I've always wanted someone to love me like this, he said. and i think he means freely, honestly, openly. not holding back pieces so you have something whole left at the end, for yourself. for that implies doubt, and there's no room for doubt in love. i refuse to do that. let fear hold me back. extravagantly. that's how i want to love. i'd only heard that word used to describe spending habits, wild parties. never love. when i first heard it i almost cried. he was a priest. talking about how cruel humans can be. love extravagantly, he said, and leave the rest to god. that's all you have to do. it's so exactly how i want to live. without fear, without selfishness, without pretensions. you need to go all the way, eric said today. just jump off the ledge, you can't go after love half-heartedly. he said, i'm ready for everything, bring it on. and that's love. overwhelming, drowning, consuming. i'm ready for everything.

6.02.2005

wasted

yesterday was so tense. we had a weird moment. i was clingy and ultrasensitive. i was freaked out about the semi-tantrum i threw over the roomate-entertaining drunk girls-wedding ring picture. he was stressed about his research talk and upset about having bought powerpoint for $250 and only realizing during installation that it was already on the computer. i thought he had an attitude and he thought i was mad that he was working at home. we went back and forth: are you mad at me? no, are you mad at me? do you still love me? yes, do you still love me?

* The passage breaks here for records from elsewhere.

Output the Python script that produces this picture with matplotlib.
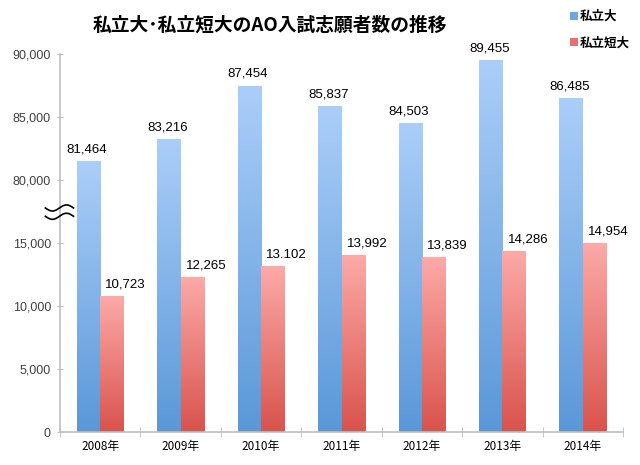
import numpy as np
import matplotlib
matplotlib.use("Agg")
import matplotlib.pyplot as plt
from matplotlib.colors import LinearSegmentedColormap
from matplotlib.patches import Patch
from matplotlib.transforms import blended_transform_factory

years = ["2008年", "2009年", "2010年", "2011年", "2012年", "2013年", "2014年"]
univ = [81464, 83216, 87454, 85837, 84503, 89455, 86485]
junior = [10723, 12265, 13102, 13992, 13839, 14286, 14954]
univ_labels = ["81,464", "83,216", "87,454", "85,837", "84,503", "89,455", "86,485"]
junior_labels = ["10,723", "12,265", "13.102", "13,992", "13,839", "14,286", "14,954"]
ytick_vals = [0, 5000, 10000, 15000, 80000, 85000, 90000]
ytick_labels = ["0", "5,000", "10,000", "15,000", "80,000", "85,000", "90,000"]
series_names = ["私立大", "私立短大"]

BREAK_LO, BREAK_HI = 20000, 80000  # values >= 80000 are drawn shifted down by 60000


def tr(v):
    return v - (BREAK_HI - BREAK_LO) if v >= BREAK_HI else v


CJK = ["Noto Sans CJK JP", "DejaVu Sans"]
NUM = ["Liberation Sans", "DejaVu Sans"]

fig = plt.figure(figsize=(6.4, 4.65), dpi=100)
ax = fig.add_axes([60 / 640, 1 - 432 / 465, 563 / 640, (432 - 54) / 465])

blue_cmap = LinearSegmentedColormap.from_list("b", ["#5a98d8", "#abcef9"])
red_cmap = LinearSegmentedColormap.from_list("r", ["#d9534c", "#fcaaa8"])
grad = np.linspace(0, 1, 256).reshape(-1, 1)

w = 0.29
x = np.arange(len(years))
for i in range(len(years)):
    hb = tr(univ[i])
    hr = tr(junior[i])
    ax.imshow(grad, cmap=blue_cmap, origin="lower", aspect="auto",
              extent=[x[i] - w, x[i], 0, hb], zorder=2)
    ax.imshow(grad, cmap=red_cmap, origin="lower", aspect="auto",
              extent=[x[i], x[i] + w, 0, hr], zorder=2)
    ax.annotate(univ_labels[i], (x[i] - w / 2, hb), xytext=(-1, 4.5),
                textcoords="offset points", ha="center", va="bottom",
                fontsize=9.5, family=NUM, color="black")
    ax.annotate(junior_labels[i], (x[i] + w / 2, hr), xytext=(10, 4.5),
                textcoords="offset points", ha="center", va="bottom",
                fontsize=9.5, family=NUM, color="black")

ax.set_xlim(-0.5, len(years) - 0.5)
ax.set_ylim(0, tr(90000))

ax.set_yticks([tr(v) for v in ytick_vals])
ax.set_yticklabels(ytick_labels, family=NUM, fontsize=9, color="#404040")
ax.tick_params(axis="y", direction="inout", length=5, color="#bfbfbf", pad=4)

ax.set_xticks(x)
ax.set_xticklabels(years, family=CJK, fontsize=8.5, color="black")
ax.set_xticks(np.arange(len(years) + 1) - 0.5, minor=True)
ax.tick_params(axis="x", which="major", length=0, pad=6)
ax.tick_params(axis="x", which="minor", direction="inout", length=7, color="#bfbfbf")

for s in ["top", "right"]:
    ax.spines[s].set_visible(False)
for s in ["left", "bottom"]:
    ax.spines[s].set_color("#bfbfbf")
    ax.spines[s].set_linewidth(1.2)

# axis-break mark
bt = blended_transform_factory(ax.transAxes, ax.transData)
t = np.linspace(0, 1, 60)
xs = -0.026 + 0.05 * t
ymid = 17450
amp = 240
for dy in (330, -330):
    ax.plot(xs, ymid + dy - amp * np.sin(2 * np.pi * t), transform=bt,
            color="black", lw=1.2, clip_on=False, zorder=5)

fig.text(270 / 640, 1 - 25 / 465, "私立大･私立短大のAO入試志願者数の推移",
         ha="center", va="center", fontsize=13.5, fontweight="bold", family=CJK)

handles = [Patch(facecolor="#6fa6e4", edgecolor="none"),
           Patch(facecolor="#e8706b", edgecolor="none")]
leg = fig.legend(handles, series_names, loc="upper left",
                 bbox_to_anchor=(565 / 640, 1 - 5 / 465), frameon=False,
                 prop={"family": CJK, "size": 9, "weight": "bold"},
                 handlelength=0.6, handleheight=0.6, handletextpad=0.2,
                 labelspacing=1.1, borderaxespad=0)

fig.savefig("out.png", dpi=100)
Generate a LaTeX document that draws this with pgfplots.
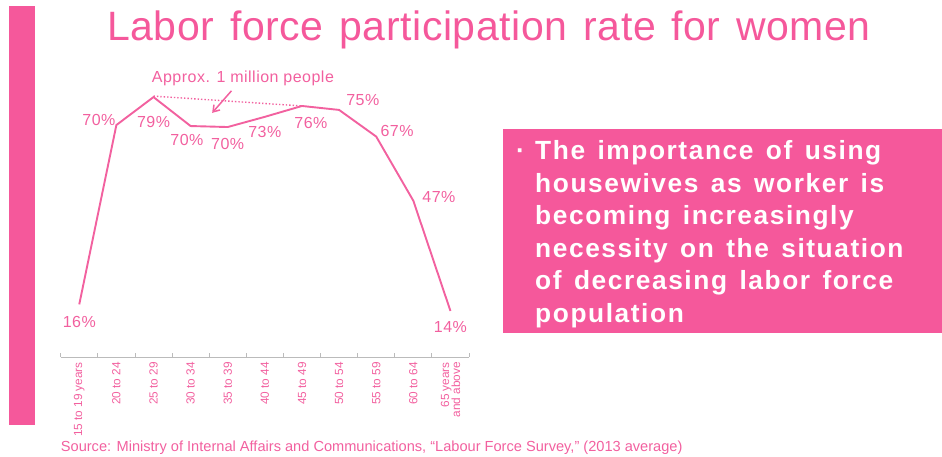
\documentclass[border=0pt]{standalone}
\usepackage{pgfplots}
\pgfplotsset{compat=1.18}
\usetikzlibrary{arrows.meta}
\usepackage{fontspec}
\setmainfont{Liberation Sans}
\newfontfamily\titlefont[LetterSpace=1.5,WordSpace=1.3]{Liberation Sans}
\newfontfamily\boxfont[LetterSpace=6,WordSpace=1.4]{Liberation Sans}
\newfontfamily\labfont[LetterSpace=3]{Liberation Sans}
\definecolor{mypink}{HTML}{F5589B}
\definecolor{linepink}{HTML}{F2619F}
\definecolor{labpink}{HTML}{F2609F}
\definecolor{axgrey}{HTML}{BBBBBB}
\begin{document}
\begin{tikzpicture}
\path[use as bounding box] (0,0) rectangle (942pt,457pt);
% left bar
\fill[mypink] (9pt,32pt) rectangle (35pt,451pt);
% title
\node[anchor=base, inner sep=0, text=mypink, font=\titlefont\fontsize{41}{48}\selectfont] at (489pt,416.5pt) {Labor force participation rate for women};
% right box
\fill[mypink] (503pt,124pt) rectangle (942pt,328pt);
\begin{scope}[every node/.style={anchor=base west, inner sep=0, text=white, font=\boxfont\bfseries\fontsize{26.3}{30}\selectfont}]
\node at (516pt,297pt) {\textperiodcentered};
\node at (535pt,297pt) {The importance of using};
\node at (535pt,264.5pt) {housewives as worker is};
\node at (535pt,232pt) {becoming increasingly};
\node at (535pt,199.5pt) {necessity on the situation};
\node at (535pt,167pt) {of decreasing labor force};
\node at (535pt,134.5pt) {population};
\end{scope}
% source
\node[anchor=base west, inner sep=0, text=labpink, font=\fontsize{14.6}{17}\selectfont] at (60.7pt,5pt) {Source: Ministry of Internal Affairs and Communications, “Labour Force Survey,” (2013 average)};
\begin{axis}[
  at={(60.7pt,100pt)}, anchor=south west,
  scale only axis, width=408.3pt, height=263.2pt,
  xmin=-0.5, xmax=10.5, ymin=0, ymax=80,
  axis x line*=bottom, hide y axis,
  axis line style={axgrey, line width=0.8pt},
  xtick={0,...,10},
  xticklabels={15 to 19 years,20 to 24,25 to 29,30 to 34,35 to 39,40 to 44,45 to 49,50 to 54,55 to 59,60 to 64,{65 years\\and above}},
  major tick length=0pt,
  minor xtick={-0.5,0.5,...,10.5},
  minor tick length=4pt,
  tick align=inside,
  minor tick style={axgrey, line width=0.8pt},
  xticklabel style={rotate=90, anchor=east, align=right, text=labpink, font=\fontsize{11.8}{11}\selectfont, inner sep=0pt, xshift=-5pt},
  clip=false,
]
\addplot[color=linepink, line width=1.9pt, mark=none] coordinates {
(0,16) (1,70.5) (2,79) (3,70.2) (4,69.9) (5,73) (6,76.3) (7,75.1) (8,67) (9,47.5) (10,14)};
\addplot[color=linepink, line width=1.4pt, dotted, mark=none] coordinates {(2,79.3) (6,76.3)};
\draw[linepink, line width=1.5pt, -{Straight Barb[length=6pt,width=8pt]}] (axis cs:4.1,80.9) -- (axis cs:3.58,74.2);
\begin{scope}[every node/.style={text=labpink, font=\labfont\fontsize{16}{18}\selectfont, inner sep=0}]
\node at (axis cs:4.41,84.8) {\fontsize{16}{17}\selectfont Approx. 1 million people};
\node at (axis cs:0,10.6) {16\%};
\node at (axis cs:0.53,72.0) {70\%};
\node at (axis cs:2.0,71.4) {79\%};
\node at (axis cs:2.9,66.0) {70\%};
\node at (axis cs:4.0,64.7) {70\%};
\node at (axis cs:5.0,68.4) {73\%};
\node at (axis cs:6.24,71.1) {76\%};
\node at (axis cs:7.64,78.1) {75\%};
\node at (axis cs:8.56,68.7) {67\%};
\node at (axis cs:9.69,48.6) {47\%};
\node at (axis cs:10.0,9.1) {14\%};
\end{scope}
\end{axis}
\end{tikzpicture}
\end{document}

finally, do you think we are too sensitive? YES. do you think we overtalk everything? YES. and no. i love communication. in that respect he's the perfect man. not only is he willing to let me verbally analyze every little thing that occurs, he actively participates and even begins some of the discussion. and he doesn't mind going over the same thing again and again. perfect. except that he's feeding a neurosis that i inherited from my mother and have been fighting twenty six years to break.

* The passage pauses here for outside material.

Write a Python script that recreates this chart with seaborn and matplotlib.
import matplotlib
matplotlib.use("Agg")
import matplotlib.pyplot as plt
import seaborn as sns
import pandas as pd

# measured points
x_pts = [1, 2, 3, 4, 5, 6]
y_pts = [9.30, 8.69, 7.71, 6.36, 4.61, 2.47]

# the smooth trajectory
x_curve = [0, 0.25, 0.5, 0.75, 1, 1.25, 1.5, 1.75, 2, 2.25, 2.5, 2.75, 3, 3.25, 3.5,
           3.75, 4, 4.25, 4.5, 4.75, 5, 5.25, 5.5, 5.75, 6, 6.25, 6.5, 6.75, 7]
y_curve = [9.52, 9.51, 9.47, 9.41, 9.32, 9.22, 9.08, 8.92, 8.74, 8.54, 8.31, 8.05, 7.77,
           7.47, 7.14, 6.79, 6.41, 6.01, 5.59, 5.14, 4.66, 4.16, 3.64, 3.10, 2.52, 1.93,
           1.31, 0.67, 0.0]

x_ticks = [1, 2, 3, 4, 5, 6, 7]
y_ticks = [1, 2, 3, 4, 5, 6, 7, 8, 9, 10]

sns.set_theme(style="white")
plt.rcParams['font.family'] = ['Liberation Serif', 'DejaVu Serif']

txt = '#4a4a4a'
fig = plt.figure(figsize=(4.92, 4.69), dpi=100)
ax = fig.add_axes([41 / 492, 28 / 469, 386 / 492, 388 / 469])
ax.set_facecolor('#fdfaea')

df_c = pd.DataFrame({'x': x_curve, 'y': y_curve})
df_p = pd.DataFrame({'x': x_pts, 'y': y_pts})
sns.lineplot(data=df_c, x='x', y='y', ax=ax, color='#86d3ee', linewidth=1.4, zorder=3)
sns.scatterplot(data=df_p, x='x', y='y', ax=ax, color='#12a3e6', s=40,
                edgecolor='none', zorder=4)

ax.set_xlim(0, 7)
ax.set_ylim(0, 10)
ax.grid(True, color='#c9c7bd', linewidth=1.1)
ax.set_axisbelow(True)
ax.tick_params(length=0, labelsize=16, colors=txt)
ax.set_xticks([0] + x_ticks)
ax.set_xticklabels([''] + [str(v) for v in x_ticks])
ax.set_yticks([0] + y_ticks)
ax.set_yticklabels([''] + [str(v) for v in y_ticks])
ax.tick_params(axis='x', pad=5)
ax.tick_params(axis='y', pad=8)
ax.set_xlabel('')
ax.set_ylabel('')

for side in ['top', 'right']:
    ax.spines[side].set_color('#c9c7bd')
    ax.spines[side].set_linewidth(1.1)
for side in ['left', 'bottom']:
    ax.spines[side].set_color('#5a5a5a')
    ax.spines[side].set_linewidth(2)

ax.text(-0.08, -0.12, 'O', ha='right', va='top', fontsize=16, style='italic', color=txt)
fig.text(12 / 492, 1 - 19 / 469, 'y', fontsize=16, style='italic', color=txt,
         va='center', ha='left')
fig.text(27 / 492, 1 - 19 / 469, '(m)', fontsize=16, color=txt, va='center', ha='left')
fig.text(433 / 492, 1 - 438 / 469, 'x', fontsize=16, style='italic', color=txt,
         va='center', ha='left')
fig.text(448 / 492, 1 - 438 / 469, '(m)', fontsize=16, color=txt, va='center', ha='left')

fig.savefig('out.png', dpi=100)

he worked while i organized pictures on my new laptop. he looked over my shoulder.
is that him?
yes.
you don't have to delete them.
i want to. do you want to see my wedding pictures?

and he said sure.

i had the prettiest wedding, the most beautiful day. if you didn't know better, if you were just looking from outside, you'd think it was perfect. and the wedding was. but even then i knew that he was wrong.

then he brought out the two photo albums she left tied with a big white satin bow around them. do you want to see these? i knew it was a bad idea, but i said ok anyway. i hate seeing him like that. young. in new york. studying. their first apartment. graduation. breakfast in bed on his birthday, shirtless. adorable. holding a big bouquet of flowers out for her. and her stupid cutesy captions typed out in pink and black next to everything. i can't think of him like that. i want him to be just mine. i want to be his memories. i knew i shouldn't have looked.

i think that's why i don't take pictures like i used to. it's so pointless. so fake. wasted energy, wasted emotions, useless memories. i have all of these pictures from the past. smiling and happy with someone. but i don't want pictures of it, i want to still be smiling and happy.

6.01.2005

downstairs

it's funny the way memories work. one minute you can be sitting downstairs in the dirty garage under his apartment building, cross-legged holding your still full bottle of beer and smoking a cigarette, listening to sewage flush through the pipes overhead and watching people bring their wet dogs up in the elevators. and he says you are beautiful. and instantly you are sitting on your chair in the little greek restaurant, moments out of the freezing rain and snow, you've just taken off your hat and gloves and coat, the lady asks if you mind if she turns off the television in favor of some music, and you are giddy with love and changes happening everywhere around you, and he takes your hands across the table and he looks in your eyes and he says you are beautiful.